Home Featured F2 stewards kept busy by misplaced wheels and a team guest

F2 stewards kept busy by misplaced wheels and a team guest

by Ida Wood

Photo: Red Bull Content Pool

Formula 2 and Formula 3 stewards were busy during and after Sunday’s races at Monza, with a raft of fines and penalties issued.

Formula 2

Trident’s Roman Stanek served a five-second penalty during the feature race pushing Frederik Vesti off on lap one, and PHM Racing by Charouz’s Roy Nissany served a drive-through penalty for spinning out Zane Maloney. He had three penalty points put on his license, and is now on nine points.

His team-mate Josh Mason was penalised 10s and two penalty points, meaning he has collected four from just six races in F2, for contact with Amaury Cordeel. He also served his penalty in-race, and finished a career-best 12th.

Van Amersfoort Racing’s Richard Verschoor was “released in an unsafe fashion” from his pitstop and a five-second penalty applied immediately post-race dropped him from fourth to 13th, while team-mate Juan Manuel Correa exceeded the 60kph pitlane speed limit by 0.1kph (0.06mph) and his five-second post-race penalty took him from eighth to 14th.

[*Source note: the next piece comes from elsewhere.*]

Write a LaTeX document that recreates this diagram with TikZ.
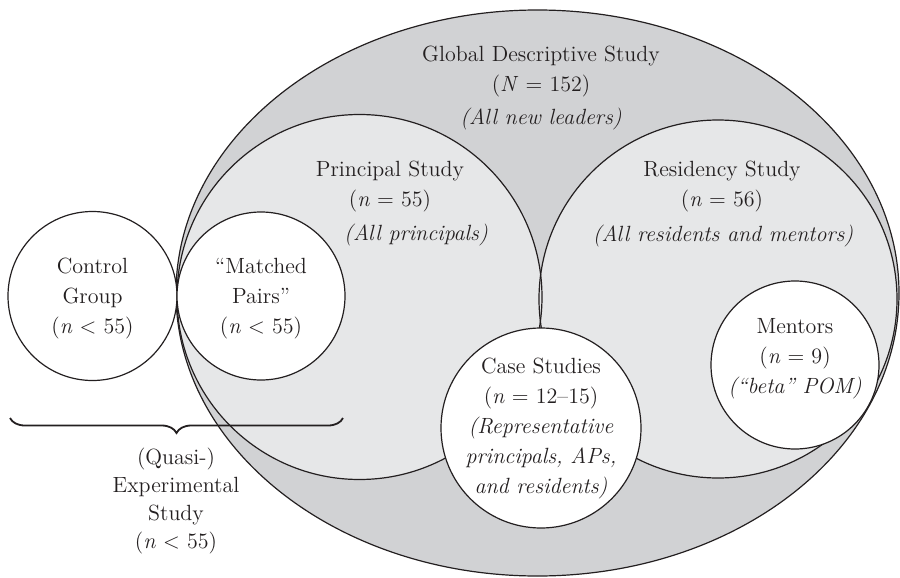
\documentclass[tikz,border=0pt]{standalone}
\usetikzlibrary{decorations.pathreplacing}
\definecolor{outerfill}{HTML}{D1D2D4}
\definecolor{innerfill}{HTML}{E6E7E8}
\definecolor{ink}{HTML}{231F20}
\begin{document}
\begin{tikzpicture}[x=0.5pt,y=-0.5pt,
  outline/.style={draw=ink,line width=0.6pt},
  txt/.style={align=center,text=ink,inner sep=0pt,font=\fontsize{11}{15}\selectfont},
  note/.style={txt,font=\fontsize{11}{15}\selectfont\itshape}]
\useasboundingbox (0,0) rectangle (900,578);

% centres of the study sets
\coordinate (global)    at (537.5,293);
\coordinate (principal) at (359.5,297);
\coordinate (residency) at (718,299);
\coordinate (control)   at (92.5,296);
\coordinate (matched)   at (261,296);
\coordinate (cases)     at (541,428);
\coordinate (mentors)   at (795,365);

% global descriptive study
\filldraw[outline,fill=outerfill] (global) ellipse [x radius=361.5, y radius=283];

% principal and residency studies: fill both, then stroke both
\fill[innerfill] (principal) circle [radius=182.5];
\fill[innerfill] (residency) circle [radius=179];
\draw[outline] (principal) circle [radius=182.5];
\draw[outline] (residency) circle [radius=179];

% small sets
\filldraw[outline,fill=white] (control) circle [radius=84.5];
\filldraw[outline,fill=white] (matched) circle [radius=84];
\filldraw[outline,fill=white] (cases)   circle [radius=100];
\filldraw[outline,fill=white] (mentors) circle [radius=84];

% labels
\node[txt]  (tglobal) at (541,72) {Global Descriptive Study\\(\textit{N} = 152)};
\node[note] (nglobal) at (541,119) {(All new leaders)};
\node[txt]  (tprin) at (390,187) {Principal Study\\(\textit{n} = 55)};
\node[note] (nprin) at (416,235) {(All principals)};
\node[txt]  (tres) at (722,187) {Residency Study\\(\textit{n} = 56)};
\node[note] (nres) at (723,236) {(All residents and mentors)};
\node[txt]  (tcontrol) at (92.5,299) {Control\\Group\\(\textit{n} < 55)};
\node[txt]  (tmatched) at (261,299) {“Matched\\Pairs”\\(\textit{n} < 55)};
\node[txt]  (tcases) at (541,429) {Case Studies\\(\textit{n} = 12–15)\\
  \textit{(Representative}\\\textit{principals, APs,}\\\textit{and residents)}};
\node[txt]  (tmentors) at (795,359) {Mentors\\(\textit{n} = 9)\\\textit{(“beta” POM)}};
\node[txt,font=\fontsize{11}{14}\selectfont] (tquasi) at (176,501)
  {(Quasi-)\\Experimental\\Study\\(\textit{n} < 55)};

% brace over control group and matched pairs
\coordinate (braceL) at (10,418);
\coordinate (braceR) at (343,418);
\draw[ink,line width=0.9pt,decorate,decoration={brace,amplitude=7.5pt}]
  (braceR) -- (braceL);
\end{tikzpicture}
\end{document}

Later Hitech GP’s Crawford, who did not finish, was penalised 10s and given two penalty points for contact with Kush Maini.

PHM were fined €500 due to one of Mason’s wheels being “placed outside the working lane” while “the team was preparing for a double stack pitstop”, with Rodin Carlin getting an identical fine for doing the same ahead of Maloney’s pitstop.

Prema’s team manager Guillaume Capietto was personally handed an on-the spot €2,000 fine with an additional suspended €8,000 fine for having a team guest – understood to be a family member of race winner Ollie Bearman – on the pit wall during the race.

“Video evidence clearly shows Mr Bearman crossing the fast lane in a potentially dangerous manner and joining the pit wall signalling area during the feature race,” read the stewards’ report. “While it is clear that Mr Bearman was not an operational team member of Prema Racing, this is still a breach of the sporting regulations and the team must at all times control who is present on their pit wall.”

Formula 3

Two retirees in F3 got time penalties that made no impact, with Jenzer Motorsport’s Nikita Bedrin penalised five seconds for leaving the track at turn five and gaining an advantage, while ART Grand Prix’s Kaylen Frederick was penalised 10s and got two penalty points (putting him on seven for the season) for contact with Alex Garcia at turn one.

Trident’s Leonardo Fornaroli and Hitech pair Gabriele Mini and Luke Browning had time penalties immediately applied post-race, dropping them from ninth, 12th and 13th down to 16th, 19th and 18th respectively.

Mini got two penalties, for clashing with team-mate Sebastian Montoya and for leaving the track at turn five and gaining an advantage, to end the season on six penalty points. Browning was penalised for going too slow during a virtual safety car period.

Later Fornaroli gained a place back as PHM’s Michael Shin got a five-second penalty for leaving the track at turn one and gaining an advantage.

ART GP’s Nikola Tsolov reached eight penalty points, alongside a five-second penalty he served in-race, for forcing off Gabriel Bortoleto.